What founders get wrong: Either skipping industry analysis entirely (operating without macro context) or doing it too academically without connecting to strategic decisions. The right discipline: at strategic inflection points, apply relevant framework, produce specific implications, connect to decisions.

Related: Competitive Analysis · Market Research · Business Strategy · Market Size · Vertical Analysis

FAQ

What is industry analysis?
The systematic study of an industry's structure, dynamics, competitive forces, value chain, regulatory environment, technological trends, and macroeconomic factors. Used to inform strategic decisions about market entry, positioning, and competitive strategy.

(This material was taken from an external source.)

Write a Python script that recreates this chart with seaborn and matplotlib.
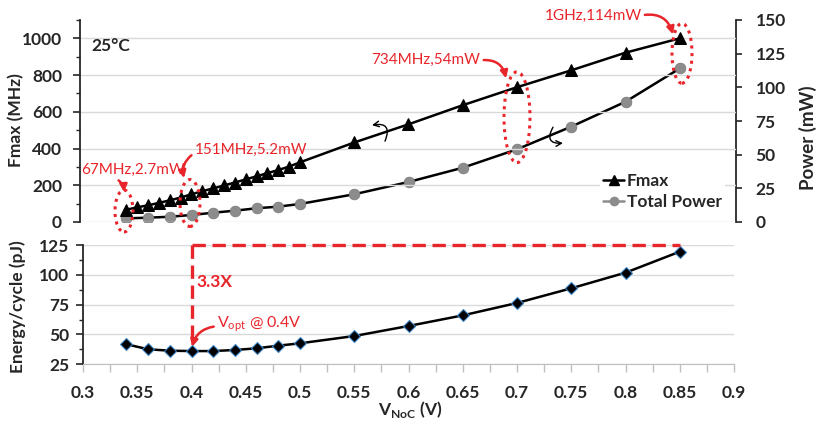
import numpy as np
import pandas as pd
import matplotlib
matplotlib.use('Agg')
import matplotlib.pyplot as plt
import seaborn as sns
from matplotlib.patches import Ellipse
from matplotlib.lines import Line2D
from matplotlib.ticker import MultipleLocator

# ---------------- data ----------------
fmax_v = [0.34, 0.35, 0.36, 0.37, 0.38, 0.39, 0.40, 0.41, 0.42, 0.43, 0.44, 0.45,
          0.46, 0.47, 0.48, 0.49, 0.50, 0.55, 0.60, 0.65, 0.70, 0.75, 0.80, 0.85]
fmax_mhz = [67, 80, 91, 104, 118, 133, 151, 168, 183, 199, 215, 232,
            249, 266, 283, 302, 325, 433, 532, 636, 734, 826, 922, 1000]

pe_v = [0.34, 0.36, 0.38, 0.40, 0.42, 0.44, 0.46, 0.48, 0.50,
        0.55, 0.60, 0.65, 0.70, 0.75, 0.80, 0.85]
power_mw = [2.7, 3.2, 3.9, 5.2, 6.9, 8.4, 10.2, 11.4, 13.4,
            20.6, 29.7, 40.3, 54, 70.8, 89.3, 114]
energy_pj = [41.8, 37.6, 36.4, 36.1, 36.1, 37.0, 38.4, 40.6, 42.6,
             48.7, 57.1, 66.0, 76.4, 88.7, 101.8, 119.4]

fmax_ticks = [0, 200, 400, 600, 800, 1000]
power_ticks = [0, 25, 50, 75, 100, 125, 150]
energy_ticks = [25, 50, 75, 100, 125]
v_ticks = [0.3, 0.35, 0.4, 0.45, 0.5, 0.55, 0.6, 0.65, 0.7, 0.75, 0.8, 0.85, 0.9]

df_f = pd.DataFrame({'V': fmax_v, 'Fmax': fmax_mhz})
df_p = pd.DataFrame({'V': pe_v, 'Power': power_mw, 'Energy': energy_pj})

# ---------------- style ----------------
sns.set_style('ticks')
plt.rcParams['font.family'] = ['Lato', 'DejaVu Sans']
plt.rcParams['font.weight'] = 'bold'
plt.rcParams['axes.labelweight'] = 'bold'

RED = '#e8252b'
GRID = '#d9d9d9'
W, H = 821, 430

fig = plt.figure(figsize=(8.21, 4.30), dpi=100)

def px2fig(x0, y0, x1, y1):
    return [x0 / W, 1 - y1 / H, (x1 - x0) / W, (y1 - y0) / H]

ax1 = fig.add_axes(px2fig(80, 20, 736, 222))
ax2 = ax1.twinx()
ax3 = fig.add_axes(px2fig(83, 245, 734, 364.3))

# ---------------- top panel ----------------
sns.lineplot(data=df_f, x='V', y='Fmax', ax=ax1, color='black', lw=1.8,
             marker='^', markersize=9, markeredgecolor='black', zorder=5)
sns.lineplot(data=df_p, x='V', y='Power', ax=ax2, color='black', lw=1.8, zorder=4)
sns.scatterplot(data=df_p, x='V', y='Power', ax=ax2, color='#8c8c8c', s=60,
                edgecolor='#7a7a7a', linewidth=0.5, zorder=5)

ax1.set_xlim(0.3 - 3 / 1085, 0.9 + 2 / 1085)
ax1.set_ylim(0, 1100)
ax2.set_ylim(0, 150)
ax1.set_yticks(fmax_ticks)
ax1.yaxis.set_minor_locator(MultipleLocator(100))
ax2.set_yticks(power_ticks)
ax1.set_xticks([])
ax1.set_xlabel('')
ax2.set_xlabel('')
ax1.set_ylabel('')
ax2.set_ylabel('')
for a in (ax1, ax2):
    a.spines['top'].set_visible(False)
    a.spines['bottom'].set_visible(False)
ax1.spines['right'].set_visible(False)
ax2.spines['left'].set_visible(False)
ax1.spines['left'].set_linewidth(1.3)
ax2.spines['right'].set_linewidth(1.3)
ax1.tick_params(axis='y', which='major', length=5, width=1.2, labelsize=12.5, pad=8)
ax1.tick_params(axis='y', which='minor', length=3, width=1.0)
ax2.tick_params(axis='y', which='major', length=4, width=1.2, labelsize=12.5, pad=10)
ax2.tick_params(axis='x', bottom=False, labelbottom=False)
ax1.yaxis.grid(True, color=GRID, lw=1)
ax1.set_axisbelow(True)
ax1.set_zorder(2)
ax1.patch.set_visible(False)
ax2.set_zorder(1)

ax1.text(0.308, 957, '25°C', fontsize=12.5, fontweight='bold', va='center', ha='left')

# annotations (red) on top panel
def mhz(ypx):
    return (222 - ypx) / 0.184

def vx(xpx):
    return 0.3 + (xpx - 83) / 1085

ann_kw = dict(color=RED, fontsize=11, fontweight='normal', annotation_clip=False)
arrow = dict(arrowstyle='-|>', color=RED, lw=1.8, mutation_scale=11)

ax1.annotate('67MHz,2.7mW', xy=(vx(124), mhz(192)), xytext=(vx(81), mhz(170)),
             ha='left', va='center',
             arrowprops=dict(**arrow, connectionstyle='arc3,rad=-0.35',
                             shrinkA=0, shrinkB=0,
                             relpos=(0.3, 0.0)), **ann_kw)
ax1.annotate('151MHz,5.2mW', xy=(vx(184), mhz(178)), xytext=(vx(251), mhz(150)),
             ha='center', va='center',
             arrowprops=dict(**arrow, connectionstyle='arc3,rad=0.35',
                             shrinkA=0, shrinkB=0, relpos=(0.0, 0.3)), **ann_kw)
ax1.annotate('734MHz,54mW', xy=(vx(506), mhz(78)), xytext=(vx(426), mhz(60)),
             ha='center', va='center',
             arrowprops=dict(**arrow, connectionstyle='arc3,rad=-0.45',
                             shrinkA=0, shrinkB=0, relpos=(1.0, 0.5)), **ann_kw)
ax1.annotate('1GHz,114mW', xy=(vx(673), mhz(34)), xytext=(vx(593), mhz(15)),
             ha='center', va='center',
             arrowprops=dict(**arrow, connectionstyle='arc3,rad=-0.45',
                             shrinkA=0, shrinkB=0, relpos=(1.0, 0.5)), **ann_kw)

ellipses = [(124, 211, 18, 42), (190, 203, 20, 47), (517, 117, 26, 91), (682, 53, 20, 60)]
for cx, cy, w, h in ellipses:
    ax1.add_patch(Ellipse((vx(cx), mhz(cy)), w / 1085, h / 0.184, fill=False,
                          edgecolor=RED, linestyle=(0, (1, 1.5)), lw=2.2,
                          clip_on=False, zorder=6))

# small axis-indicator arrows
ax1.annotate('', xy=(vx(372), mhz(125)), xytext=(vx(385), mhz(141)),
             arrowprops=dict(arrowstyle='->', color='black', lw=1.0,
                             connectionstyle='arc3,rad=0.9', shrinkA=0, shrinkB=0))
ax1.annotate('', xy=(vx(563), mhz(143)), xytext=(vx(553), mhz(127)),
             arrowprops=dict(arrowstyle='->', color='black', lw=1.0,
                             connectionstyle='arc3,rad=0.9', shrinkA=0, shrinkB=0))

# legend
handles = [Line2D([], [], color='black', marker='^', markersize=7, lw=1.8),
           Line2D([], [], color='#8c8c8c', marker='o', markersize=6, lw=1.8)]
leg = ax1.legend(handles, ['Fmax', 'Total Power'], loc='upper left',
                 bbox_to_anchor=(600 / W, 1 - 170 / H), bbox_transform=fig.transFigure,
                 frameon=True, fontsize=12.5, handlelength=1.2, handletextpad=0.15,
                 labelspacing=0.25, borderpad=0.2, borderaxespad=0)
leg.get_frame().set_facecolor('white')
leg.get_frame().set_edgecolor('none')
leg.get_frame().set_alpha(1)
for t in leg.get_texts():
    t.set_fontweight('bold')

# ---------------- bottom panel ----------------
sns.lineplot(data=df_p, x='V', y='Energy', ax=ax3, color='black', lw=1.8,
             marker='D', markersize=6, markeredgecolor='#3d85c6',
             markeredgewidth=0.8, zorder=5)
ax3.set_xlim(0.3, 0.9)
ax3.set_ylim(25, 125)
ax3.set_xticks(v_ticks)
ax3.set_xticklabels([f'{v:g}' for v in v_ticks])
ax3.set_yticks(energy_ticks)
ax3.xaxis.set_minor_locator(MultipleLocator(0.025))
ax3.yaxis.set_minor_locator(MultipleLocator(12.5))
ax3.set_xlabel('')
ax3.set_ylabel('')
ax3.spines['top'].set_visible(False)
ax3.spines['right'].set_visible(False)
ax3.spines['left'].set_linewidth(1.3)
ax3.spines['bottom'].set_color('#bfbfbf')
ax3.tick_params(axis='y', which='major', length=5, width=1.2, labelsize=12.5, pad=5)
ax3.tick_params(axis='y', which='minor', length=3, width=1.0)
ax3.tick_params(axis='x', which='major', length=6, width=1.0, color='#bfbfbf',
                labelsize=12.5, pad=9)
ax3.tick_params(axis='x', which='minor', length=6, width=1.0, color='#bfbfbf')
ax3.yaxis.grid(True, color=GRID, lw=1)
ax3.set_axisbelow(True)

# red dashed guides
dash = dict(color=RED, lw=2.4, linestyle=(0, (4, 2)), clip_on=False, zorder=6)
ax3.plot([0.4, 0.85], [125.4, 125.4], **dash)
ax3.plot([0.4, 0.4], [125.4, 44], **dash)
ax3.text(0.405, 94, '3.3X', color=RED, fontsize=12.5, fontweight='bold',
         ha='left', va='center')
ax3.annotate(r'V$_{\mathregular{opt}}$ @ 0.4V',
             xy=(0.4005, 39.5), xytext=(0.4235, 58.6), color=RED, fontsize=11.5,
             fontweight='normal', ha='left', va='center',
             arrowprops=dict(arrowstyle='-|>', color=RED, lw=1.8, mutation_scale=11,
                             connectionstyle='arc3,rad=0.35', shrinkA=0, shrinkB=0,
                             relpos=(0.0, 0.4)))

# ---------------- axis labels ----------------
fig.text(16 / W, 1 - 120 / H, 'Fmax (MHz)', rotation=90, ha='center', va='center',
         fontsize=12.5, fontweight='bold')
fig.text(18 / W, 1 - 307 / H, 'Energy/cycle (pJ)', rotation=90, ha='center',
         va='center', fontsize=12.5, fontweight='bold')
fig.text(808 / W, 1 - 138 / H, 'Power (mW)', rotation=90, ha='center', va='center',
         fontsize=13.5, fontweight='bold')
fig.text(410 / W, 1 - 410 / H, r'V$_{\mathregular{NoC}}$ (V)', ha='center',
         va='center', fontsize=12.5, fontweight='bold')

fig.savefig('out.png', dpi=100)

What are the main industry analysis frameworks?
Porter's Five Forces (industry-structure analysis), PESTLE (macroeconomic factors), and value chain analysis (where value is created and captured). Different frameworks suit different questions; pick the one that matches what you're trying to learn.

When is industry analysis most useful?
At strategic inflection points: pre-founding (choosing industry), market entry (new geographic/vertical), pivot decisions, M&A evaluation, and major strategic planning moments. Less relevant as ongoing operational practice.